Cost-Efficient Fabrication of 3-D Photonic Crystals via Microtransfer Molding. TRAVIS MONK (Truman State University Kirrksville, MS 63501) KRISTEN CONSTANT (Ames Laboratory, Ames, IA, 50011)

Three-dimensional photonic crystals impede a certain frequency of light independent of the light's incident angle. Methods based on semiconductor processing cost around $250,000 to create a four-layer crystal. Using microtransfer molding, a method of soft lithography, it is possible to construct photonic crystals cost-efficiently. By pouring poly-dimethyl siloxane elastomer (PDMS) over parallel bars etched in a silicon wafer and curing the PDMS, one can repeatedly create parallel channels in the PDMS. The channels' spacing and size depend on the frequency of light to be impeded. Prying the PDMS from the silicon wafer exposes these imbedded channels. They are then filled with polyurethane (PU) and exposed to high-intensity ultraviolet light, hardening the PU. The PU-filled channels are then coated with polyacrylate (PA). After pressing a glass substrate atop the PU-filled, PA-coated channels, the PU and PA are again exposed to ultraviolet light for solidification. The PDMS is peeled from the glass substrate, leaving bars of solid PU glued to the substrate by the PA. Stacking these layers of PU bars in the 'Iowa State Woodpile Structure', where layers are rotated 90 degrees relative to each other, a mold is created from which one can make a photonic crystal. This crystal has a yield around 70%, meaning microtransfer molding is not yet an acceptable method for fabricating photonic crystals. Methods based on semiconductor processing produce very high quality samples. However, the process is so expensive that samples can only be used for proof of theory. Microtransfer molding, on the other hand, is quite cost efficient, allowing our group to focus on applications of photonic crystals.

Microwave Characterization of Composites with Tungsten Coated Filler Particles. THOMAS MALONEY (University of Cincinnati Cincinnati, OH 45221) NICOLA BOWLER (Ames Laboratory, Ames, IA, 50011)
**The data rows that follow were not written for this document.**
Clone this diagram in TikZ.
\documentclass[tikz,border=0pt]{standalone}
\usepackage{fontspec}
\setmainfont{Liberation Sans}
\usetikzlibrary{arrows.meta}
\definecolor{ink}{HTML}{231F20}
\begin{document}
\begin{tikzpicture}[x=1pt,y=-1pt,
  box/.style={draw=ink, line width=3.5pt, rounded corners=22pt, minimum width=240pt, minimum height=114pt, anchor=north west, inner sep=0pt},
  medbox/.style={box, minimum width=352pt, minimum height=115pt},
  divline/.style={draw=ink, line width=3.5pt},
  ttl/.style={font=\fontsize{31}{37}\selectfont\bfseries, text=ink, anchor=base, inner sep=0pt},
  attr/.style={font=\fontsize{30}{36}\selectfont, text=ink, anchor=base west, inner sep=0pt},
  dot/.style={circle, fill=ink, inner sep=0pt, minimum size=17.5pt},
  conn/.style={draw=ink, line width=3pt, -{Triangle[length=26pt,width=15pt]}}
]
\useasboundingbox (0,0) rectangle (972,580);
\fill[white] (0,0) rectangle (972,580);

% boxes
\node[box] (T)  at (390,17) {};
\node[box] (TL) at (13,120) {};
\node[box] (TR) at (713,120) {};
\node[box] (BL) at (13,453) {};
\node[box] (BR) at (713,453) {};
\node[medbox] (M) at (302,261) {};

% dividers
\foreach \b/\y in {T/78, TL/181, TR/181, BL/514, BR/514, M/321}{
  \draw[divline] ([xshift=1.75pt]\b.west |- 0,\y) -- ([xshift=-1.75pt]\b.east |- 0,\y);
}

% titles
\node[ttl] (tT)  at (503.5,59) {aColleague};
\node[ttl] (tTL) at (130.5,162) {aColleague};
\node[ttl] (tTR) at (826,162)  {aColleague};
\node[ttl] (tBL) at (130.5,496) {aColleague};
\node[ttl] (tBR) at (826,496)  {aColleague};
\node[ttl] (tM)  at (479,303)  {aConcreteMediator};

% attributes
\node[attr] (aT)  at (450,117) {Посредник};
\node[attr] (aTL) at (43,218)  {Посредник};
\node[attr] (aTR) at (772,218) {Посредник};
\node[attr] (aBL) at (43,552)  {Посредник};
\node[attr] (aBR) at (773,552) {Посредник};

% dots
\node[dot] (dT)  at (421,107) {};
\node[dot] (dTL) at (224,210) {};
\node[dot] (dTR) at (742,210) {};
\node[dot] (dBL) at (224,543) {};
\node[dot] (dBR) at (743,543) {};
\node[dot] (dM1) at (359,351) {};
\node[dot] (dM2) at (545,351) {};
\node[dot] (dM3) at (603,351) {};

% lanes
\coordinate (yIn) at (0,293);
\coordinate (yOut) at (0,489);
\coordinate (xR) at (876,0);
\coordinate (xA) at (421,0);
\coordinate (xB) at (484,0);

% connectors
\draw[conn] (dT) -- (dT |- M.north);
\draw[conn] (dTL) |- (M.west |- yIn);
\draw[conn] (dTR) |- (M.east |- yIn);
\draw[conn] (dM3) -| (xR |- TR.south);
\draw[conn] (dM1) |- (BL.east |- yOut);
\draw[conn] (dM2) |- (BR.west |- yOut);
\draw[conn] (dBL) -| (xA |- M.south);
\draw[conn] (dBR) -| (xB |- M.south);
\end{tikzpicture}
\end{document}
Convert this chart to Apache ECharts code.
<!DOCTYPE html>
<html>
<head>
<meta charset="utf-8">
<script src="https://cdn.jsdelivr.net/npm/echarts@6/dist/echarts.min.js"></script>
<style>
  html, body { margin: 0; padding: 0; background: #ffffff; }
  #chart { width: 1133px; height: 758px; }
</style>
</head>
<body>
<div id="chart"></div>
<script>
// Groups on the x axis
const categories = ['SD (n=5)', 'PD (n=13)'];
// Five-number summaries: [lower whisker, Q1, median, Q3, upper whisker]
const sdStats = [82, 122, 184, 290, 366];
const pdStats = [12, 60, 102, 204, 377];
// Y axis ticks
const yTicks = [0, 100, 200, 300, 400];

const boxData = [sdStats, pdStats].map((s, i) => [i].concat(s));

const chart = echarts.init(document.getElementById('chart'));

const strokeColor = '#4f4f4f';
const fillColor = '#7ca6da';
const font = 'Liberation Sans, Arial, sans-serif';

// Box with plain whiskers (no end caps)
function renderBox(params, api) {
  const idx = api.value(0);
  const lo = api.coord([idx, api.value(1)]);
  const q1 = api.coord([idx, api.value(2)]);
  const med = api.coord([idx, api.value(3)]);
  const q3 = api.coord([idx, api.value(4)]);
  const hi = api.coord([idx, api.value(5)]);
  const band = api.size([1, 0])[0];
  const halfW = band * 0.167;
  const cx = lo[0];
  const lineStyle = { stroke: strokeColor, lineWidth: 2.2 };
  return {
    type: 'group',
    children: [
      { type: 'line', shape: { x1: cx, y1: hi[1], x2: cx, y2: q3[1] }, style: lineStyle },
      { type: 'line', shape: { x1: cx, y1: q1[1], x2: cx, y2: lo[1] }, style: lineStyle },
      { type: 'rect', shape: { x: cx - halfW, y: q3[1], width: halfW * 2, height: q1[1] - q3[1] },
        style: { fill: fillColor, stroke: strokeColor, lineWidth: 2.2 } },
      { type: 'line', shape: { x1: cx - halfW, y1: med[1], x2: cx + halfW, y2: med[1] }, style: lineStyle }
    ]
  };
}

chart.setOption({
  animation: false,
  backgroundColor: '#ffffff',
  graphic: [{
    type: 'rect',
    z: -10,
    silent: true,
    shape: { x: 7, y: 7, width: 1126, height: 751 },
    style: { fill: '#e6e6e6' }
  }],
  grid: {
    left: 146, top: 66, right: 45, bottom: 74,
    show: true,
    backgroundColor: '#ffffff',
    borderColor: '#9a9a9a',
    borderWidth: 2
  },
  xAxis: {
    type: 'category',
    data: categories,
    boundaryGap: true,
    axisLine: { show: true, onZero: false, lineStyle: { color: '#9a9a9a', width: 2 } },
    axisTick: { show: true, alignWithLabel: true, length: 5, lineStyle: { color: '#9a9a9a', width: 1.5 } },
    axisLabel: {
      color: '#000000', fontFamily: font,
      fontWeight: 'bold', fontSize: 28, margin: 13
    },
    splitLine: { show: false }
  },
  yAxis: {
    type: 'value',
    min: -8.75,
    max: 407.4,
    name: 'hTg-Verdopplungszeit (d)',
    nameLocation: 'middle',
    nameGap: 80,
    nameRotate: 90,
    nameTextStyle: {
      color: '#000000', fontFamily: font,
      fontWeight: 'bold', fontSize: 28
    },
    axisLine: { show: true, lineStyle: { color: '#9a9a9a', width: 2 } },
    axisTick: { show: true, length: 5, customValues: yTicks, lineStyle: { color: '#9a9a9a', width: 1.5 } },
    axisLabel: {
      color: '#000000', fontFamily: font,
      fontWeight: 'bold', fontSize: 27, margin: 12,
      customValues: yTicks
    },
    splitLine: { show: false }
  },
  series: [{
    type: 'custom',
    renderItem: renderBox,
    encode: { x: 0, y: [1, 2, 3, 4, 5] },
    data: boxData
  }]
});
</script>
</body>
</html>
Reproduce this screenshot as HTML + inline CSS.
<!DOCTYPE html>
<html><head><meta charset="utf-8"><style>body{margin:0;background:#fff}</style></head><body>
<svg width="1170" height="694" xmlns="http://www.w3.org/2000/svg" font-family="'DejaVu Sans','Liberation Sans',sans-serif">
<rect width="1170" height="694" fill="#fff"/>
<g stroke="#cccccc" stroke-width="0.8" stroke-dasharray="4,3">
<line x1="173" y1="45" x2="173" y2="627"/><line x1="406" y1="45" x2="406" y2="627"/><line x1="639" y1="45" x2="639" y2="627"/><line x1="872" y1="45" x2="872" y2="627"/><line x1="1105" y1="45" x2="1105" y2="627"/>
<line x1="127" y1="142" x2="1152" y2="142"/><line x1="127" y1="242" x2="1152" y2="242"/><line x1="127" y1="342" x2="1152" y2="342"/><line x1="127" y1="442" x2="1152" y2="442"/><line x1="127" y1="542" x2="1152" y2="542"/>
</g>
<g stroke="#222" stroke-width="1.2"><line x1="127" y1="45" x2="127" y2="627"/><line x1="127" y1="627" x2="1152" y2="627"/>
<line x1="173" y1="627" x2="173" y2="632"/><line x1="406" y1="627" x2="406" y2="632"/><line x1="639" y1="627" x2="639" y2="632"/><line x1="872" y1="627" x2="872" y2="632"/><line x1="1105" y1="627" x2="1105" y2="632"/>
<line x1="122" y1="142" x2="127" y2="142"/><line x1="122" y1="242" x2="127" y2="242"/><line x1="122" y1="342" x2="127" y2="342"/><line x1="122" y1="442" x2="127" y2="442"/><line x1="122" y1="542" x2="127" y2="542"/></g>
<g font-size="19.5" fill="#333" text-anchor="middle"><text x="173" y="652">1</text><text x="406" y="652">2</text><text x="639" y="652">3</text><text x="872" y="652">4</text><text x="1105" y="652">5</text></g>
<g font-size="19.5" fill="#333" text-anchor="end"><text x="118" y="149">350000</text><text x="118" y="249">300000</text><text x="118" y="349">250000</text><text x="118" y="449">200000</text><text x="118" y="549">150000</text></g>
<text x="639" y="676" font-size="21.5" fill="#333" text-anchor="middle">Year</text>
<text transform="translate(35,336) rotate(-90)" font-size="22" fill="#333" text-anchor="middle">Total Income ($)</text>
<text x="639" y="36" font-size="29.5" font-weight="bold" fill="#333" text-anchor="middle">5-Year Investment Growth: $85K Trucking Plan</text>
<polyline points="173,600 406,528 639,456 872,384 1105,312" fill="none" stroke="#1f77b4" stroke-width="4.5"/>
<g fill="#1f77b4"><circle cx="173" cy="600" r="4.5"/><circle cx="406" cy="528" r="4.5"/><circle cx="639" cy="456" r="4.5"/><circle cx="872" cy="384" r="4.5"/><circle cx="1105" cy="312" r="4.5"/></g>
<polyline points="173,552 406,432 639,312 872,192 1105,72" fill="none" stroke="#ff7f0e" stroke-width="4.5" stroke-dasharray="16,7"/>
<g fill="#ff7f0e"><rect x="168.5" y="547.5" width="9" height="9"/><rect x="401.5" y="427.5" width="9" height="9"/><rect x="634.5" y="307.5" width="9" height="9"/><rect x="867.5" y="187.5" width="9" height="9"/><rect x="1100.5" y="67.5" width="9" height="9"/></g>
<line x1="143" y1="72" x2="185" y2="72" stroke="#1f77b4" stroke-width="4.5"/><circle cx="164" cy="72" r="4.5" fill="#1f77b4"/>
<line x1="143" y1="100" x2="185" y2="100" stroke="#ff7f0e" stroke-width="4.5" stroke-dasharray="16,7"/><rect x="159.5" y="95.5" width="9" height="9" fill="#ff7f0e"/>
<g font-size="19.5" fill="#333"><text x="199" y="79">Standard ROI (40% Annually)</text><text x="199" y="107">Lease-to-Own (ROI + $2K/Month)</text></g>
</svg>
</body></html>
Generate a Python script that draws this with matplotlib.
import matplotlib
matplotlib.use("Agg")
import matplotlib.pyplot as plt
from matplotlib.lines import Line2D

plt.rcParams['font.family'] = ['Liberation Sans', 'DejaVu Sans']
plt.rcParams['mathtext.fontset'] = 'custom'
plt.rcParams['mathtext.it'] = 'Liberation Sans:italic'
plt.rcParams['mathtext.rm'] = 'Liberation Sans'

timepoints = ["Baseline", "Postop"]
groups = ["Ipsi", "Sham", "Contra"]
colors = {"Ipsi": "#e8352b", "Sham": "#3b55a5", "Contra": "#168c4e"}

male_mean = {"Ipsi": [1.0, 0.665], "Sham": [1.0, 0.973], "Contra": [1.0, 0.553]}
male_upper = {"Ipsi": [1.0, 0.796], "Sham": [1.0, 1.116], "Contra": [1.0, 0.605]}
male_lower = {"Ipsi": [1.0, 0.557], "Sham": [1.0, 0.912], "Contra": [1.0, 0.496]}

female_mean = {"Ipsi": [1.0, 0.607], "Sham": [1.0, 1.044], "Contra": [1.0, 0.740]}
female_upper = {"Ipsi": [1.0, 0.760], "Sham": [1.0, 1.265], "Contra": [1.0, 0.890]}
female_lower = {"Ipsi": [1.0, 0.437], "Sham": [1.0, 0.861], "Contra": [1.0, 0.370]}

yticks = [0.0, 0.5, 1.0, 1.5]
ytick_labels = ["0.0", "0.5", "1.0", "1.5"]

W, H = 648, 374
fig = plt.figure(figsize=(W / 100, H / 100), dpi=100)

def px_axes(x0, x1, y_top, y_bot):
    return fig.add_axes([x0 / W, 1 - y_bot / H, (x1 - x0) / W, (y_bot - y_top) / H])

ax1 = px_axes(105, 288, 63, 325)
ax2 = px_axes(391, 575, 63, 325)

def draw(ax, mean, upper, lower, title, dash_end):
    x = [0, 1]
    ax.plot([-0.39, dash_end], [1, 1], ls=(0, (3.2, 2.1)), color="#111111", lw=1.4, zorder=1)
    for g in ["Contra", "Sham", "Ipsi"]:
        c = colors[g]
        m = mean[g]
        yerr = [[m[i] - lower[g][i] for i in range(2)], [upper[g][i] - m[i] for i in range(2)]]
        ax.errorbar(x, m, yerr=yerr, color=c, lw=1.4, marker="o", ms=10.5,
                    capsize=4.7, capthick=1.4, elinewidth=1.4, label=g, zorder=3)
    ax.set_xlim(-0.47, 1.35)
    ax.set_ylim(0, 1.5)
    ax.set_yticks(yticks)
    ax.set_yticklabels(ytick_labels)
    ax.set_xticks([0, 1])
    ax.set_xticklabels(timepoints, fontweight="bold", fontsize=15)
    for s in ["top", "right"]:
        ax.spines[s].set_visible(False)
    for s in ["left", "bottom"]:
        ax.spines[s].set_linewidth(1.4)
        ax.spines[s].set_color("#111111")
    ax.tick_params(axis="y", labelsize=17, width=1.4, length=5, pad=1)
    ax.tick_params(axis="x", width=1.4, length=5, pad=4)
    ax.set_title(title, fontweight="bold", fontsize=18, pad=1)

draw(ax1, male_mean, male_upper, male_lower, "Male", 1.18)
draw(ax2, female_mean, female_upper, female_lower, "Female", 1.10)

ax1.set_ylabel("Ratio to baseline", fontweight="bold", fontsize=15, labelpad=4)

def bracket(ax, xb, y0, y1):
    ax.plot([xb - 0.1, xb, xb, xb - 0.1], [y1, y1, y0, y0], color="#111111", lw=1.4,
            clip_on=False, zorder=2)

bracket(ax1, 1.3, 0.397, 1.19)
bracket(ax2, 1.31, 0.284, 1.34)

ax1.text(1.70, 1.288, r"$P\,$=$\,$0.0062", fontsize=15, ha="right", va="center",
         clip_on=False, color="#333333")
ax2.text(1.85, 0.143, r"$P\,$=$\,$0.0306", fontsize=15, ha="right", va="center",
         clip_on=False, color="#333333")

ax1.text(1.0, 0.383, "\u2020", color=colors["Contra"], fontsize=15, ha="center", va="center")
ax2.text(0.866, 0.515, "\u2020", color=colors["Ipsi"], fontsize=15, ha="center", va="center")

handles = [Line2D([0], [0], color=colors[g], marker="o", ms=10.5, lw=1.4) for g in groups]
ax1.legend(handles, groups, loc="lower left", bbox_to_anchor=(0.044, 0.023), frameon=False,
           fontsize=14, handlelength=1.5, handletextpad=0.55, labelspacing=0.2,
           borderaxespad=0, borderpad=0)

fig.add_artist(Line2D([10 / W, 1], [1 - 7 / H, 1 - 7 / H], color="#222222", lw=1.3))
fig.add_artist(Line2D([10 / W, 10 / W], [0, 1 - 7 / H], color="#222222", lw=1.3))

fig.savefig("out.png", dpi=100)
Using filler particles in composites allows for the control of the electromagnetic properties of the material. This is useful in the absorption of electromagnetic waves in the microwave spectrum, which has applications in telecommunications, radar systems and microwave heating. In this study, the relative permittivity of composites made with four related types of filler particles was measured at microwave frequencies. The particles used were 3M™ Glass Bubbles A20/1000 sputter coated with tungsten. Two of the particle samples had an aluminum oxide (AlOx) outer coating. For each of these two different types of particle samples, one batch was dried at 150 C and the other at 350 C prior to sputter coating with tungsten. The particles were infused into a matrix material of paraffin wax. The electromagnetic properties were measured in the frequency range of ~2 to 18 GHz by a 7mm coaxial reflection/transmission line method. The data was analyzed and showed a dielectric loss in the observed frequency range for all four particle samples. This research shows that the composites filled with the AlOx coated particles have a higher real and imaginary relative permittivity than those with the non-AlOx coated particles. The drying temperature of 350 C was shown to shift the dielectric relaxation to a higher frequency while reducing its extent. This indicates that the frequency and amount of absorption can be controlled by the type of particle used, and the filler volume fraction of the sample, allowing composite materials to be tailored for a large number of applications.